* **Exercise description**
Quote each line of the material verbatim, without the pictures.

* **Given data**
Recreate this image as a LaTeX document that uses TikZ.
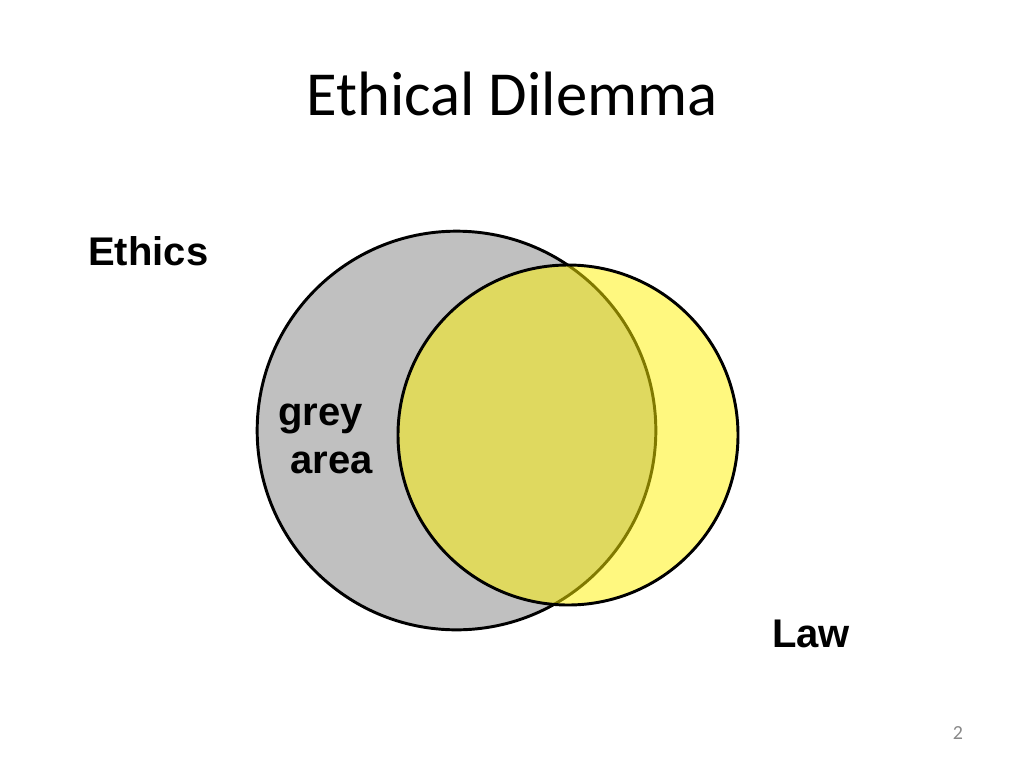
\documentclass[tikz,border=0pt]{standalone}
\usepackage{fontspec}
\setmainfont{Carlito}
\newfontfamily\arialfont{Liberation Sans}
\begin{document}
\begin{tikzpicture}[x=0.75pt,y=-0.75pt,
  lbl/.style={font=\arialfont\bfseries\fontsize{30}{35}\selectfont, inner sep=0pt, anchor=base west},
  vcircle/.style={circle, draw=black, line width=2.2pt, inner sep=0pt}]
\definecolor{silverfill}{RGB}{192,192,192}
\definecolor{pagegrey}{RGB}{137,137,137}
\useasboundingbox[fill=white] (0,0) rectangle (1024,768);
\node[font=\fontsize{47}{56}\selectfont, inner sep=0pt, anchor=base] (title) at (512,115) {Ethical Dilemma};
\node[vcircle, fill=silverfill, minimum size=299pt] (ethicscircle) at (456.5,430.5) {};
\node[vcircle, fill=yellow, fill opacity=0.5, draw opacity=1, minimum size=255pt] (lawcircle) at (568,435) {};
\node[lbl] (ethics) at (88,265) {Ethics};
\node[lbl] (grey) at (278,425) {grey};
\node[lbl] (area) at (290,473) {area};
\node[lbl] (law) at (772,647) {Law};
\node[font=\fontsize{15}{18}\selectfont, text=pagegrey, inner sep=0pt, anchor=base] (page) at (958,739) {2};
\end{tikzpicture}
\end{document}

* **Final result**
Recreate this image as a LaTeX document that uses TikZ.
\documentclass[tikz,border=0pt]{standalone}
\usepackage{fontspec}
\setmainfont{Carlito}
\newfontfamily\arialfont{Liberation Sans}
\begin{document}
\begin{tikzpicture}[x=0.75pt,y=-0.75pt,
  lbl/.style={font=\arialfont\bfseries\fontsize{30}{35}\selectfont, inner sep=0pt, anchor=base west},
  vcircle/.style={circle, draw=black, line width=2.2pt, inner sep=0pt}]
\definecolor{silverfill}{RGB}{192,192,192}
\definecolor{pagegrey}{RGB}{137,137,137}
\useasboundingbox[fill=white] (0,0) rectangle (1024,768);
\node[font=\fontsize{47}{56}\selectfont, inner sep=0pt, anchor=base] (title) at (512,115) {Ethical Dilemma};
\node[vcircle, fill=silverfill, minimum size=299pt] (ethicscircle) at (456.5,430.5) {};
\node[vcircle, fill=yellow, fill opacity=0.5, draw opacity=1, minimum size=255pt] (lawcircle) at (568,435) {};
\node[lbl] (ethics) at (88,265) {Ethics};
\node[lbl] (grey) at (278,425) {grey};
\node[lbl] (area) at (290,473) {area};
\node[lbl] (law) at (772,647) {Law};
\node[font=\fontsize{15}{18}\selectfont, text=pagegrey, inner sep=0pt, anchor=base] (page) at (958,739) {2};
\end{tikzpicture}
\end{document}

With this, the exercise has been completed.